If the rejoinder is "that SOWPODS stuff had/has licensing trouble" then no problemo - just use whatever in house dictionary they used and stemming / auto-suffix junk and use that to synthesize an exact dictionary. Then you can correct it as you go and et voila. In fact, if you wanted to be even faster than this 15..20X faster and then make accuracy-perf trade-offs, then you could probably shrink IO by generating the delta-encoded stream directly from the suffix rules.
I'd recommend staying exact, though. In this case, it seems a bad algo idea led them to be both inaccurate and slower and the writing was on the wall that hardware was getting faster. And honestly, my SOWPODS dictionary that seems 15X faster may well have better coverage than what they did which means an at-the-time apples to apples might have been 20..25x faster.

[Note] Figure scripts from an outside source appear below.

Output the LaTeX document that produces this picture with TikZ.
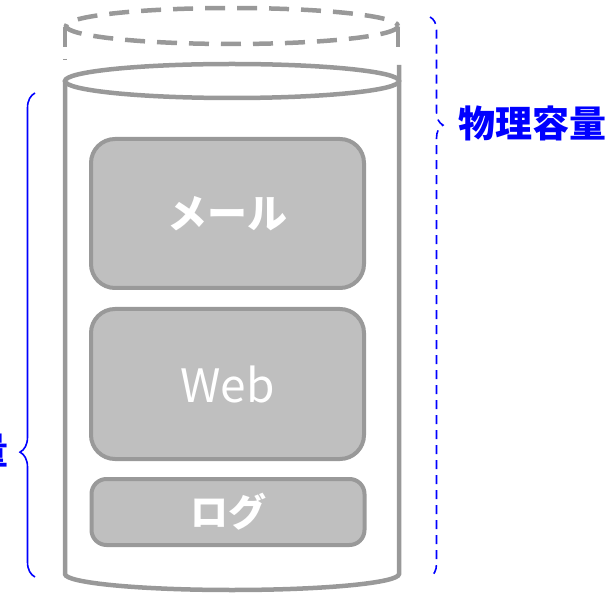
\documentclass[tikz,border=0pt]{standalone}
\usepackage{fontspec}
\usetikzlibrary{decorations.pathreplacing}
\newfontfamily\jpfont{Noto Sans CJK JP}
\colorlet{shell edge}{black!40}
\colorlet{part area}{black!25}
\colorlet{note}{blue}
\tikzstyle{shell} = [draw=shell edge, line width=4.5pt]
\tikzstyle{shell dashed} = [shell, dash pattern=on 20pt off 12pt]
\tikzstyle{part} = [draw=shell edge, fill=part area, line width=4pt, rounded corners=24pt,
  minimum width=273pt, text=white, inner sep=0pt]
\tikzstyle{note brace} = [draw=note, line width=1.6pt, decorate]
\tikzstyle{note text} = [text=note, font=\jpfont\bfseries\fontsize{37pt}{40pt}\selectfont, inner sep=0pt]

\begin{document}
\begin{tikzpicture}[x=1pt, y=-1pt]
    \useasboundingbox (0,0) rectangle (610,593);

    % dashed top: the room that is not handed out
    \draw[shell dashed] (232,26) ellipse (166 and 18);
    \draw[shell dashed] (65,27) -- (65,60);
    \draw[shell dashed] (398,27) -- (398,48);

    % the cylinder itself
    \draw[shell] (232,81) ellipse (167 and 17);
    \draw[shell] (65,81) -- (65,574) arc[start angle=180, end angle=0, x radius=167, y radius=16]
      -- (399,65);

    \node[part, minimum height=149pt] (mail) at (227.5,213.5)
      {\jpfont\bfseries\fontsize{40pt}{44pt}\selectfont メール};
    \node[part, minimum height=150pt] (web) at (227.5,384)
      {\jpfont\fontsize{46pt}{50pt}\selectfont Web};
    \node[part, minimum height=66pt, rounded corners=15pt] (log) at (228,512)
      {\jpfont\bfseries\fontsize{38pt}{42pt}\selectfont ログ};

    % capacities
    \coordinate (phys top) at (430,17);
    \coordinate (phys bottom) at (430,577);
    \coordinate (logic top) at (35,93);
    \coordinate (logic bottom) at (35,577);
    \path[note brace, dash pattern=on 9pt off 6pt, decoration={brace, amplitude=13pt, aspect=0.193}]
      (phys top) -- (phys bottom);
    \path[note brace, decoration={brace, amplitude=15pt, aspect=0.258}]
      (logic bottom) -- (logic top);

    \node[note text, anchor=west] (phys) at (458,123) {物理容量};
    \node[note text, anchor=east] (logic) at (9,450) {論理容量};
\end{tikzpicture}
\end{document}
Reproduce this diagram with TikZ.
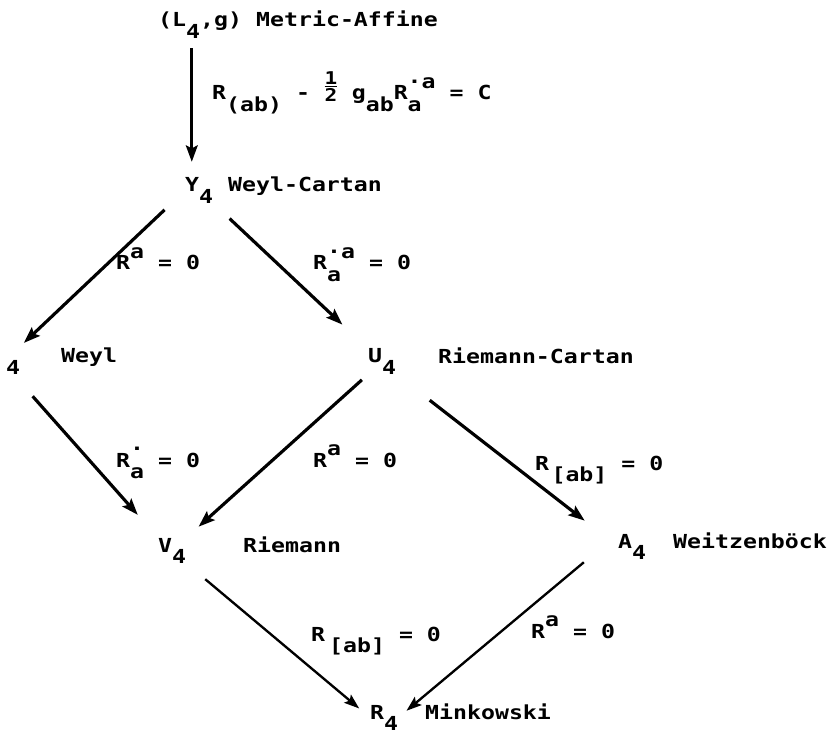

As a kind of data-compression / next optimizations side-note, the 267751 SOWPODS I compressed to 857065 bytes this way can only be Zstd -19'd down to about 588040 bytes. It's all mono-case and with simply a array-of-5-bits encoding, you could honestly get that 857065 down to (857065-267751)5+26775110 bits = 703010 bytes, less than 1.2X bigger than Zstd -19, but only 1.21X better than the more naive encoding above. So, you know, simple delta encoding works like gangbusters on a sorted spelling dictionary, has a very simple set membership algo (as above), and seems like it was at least an order of magnitude faster than what they actually did instead. I'd be a bit surprised if no one pointed this out at the time.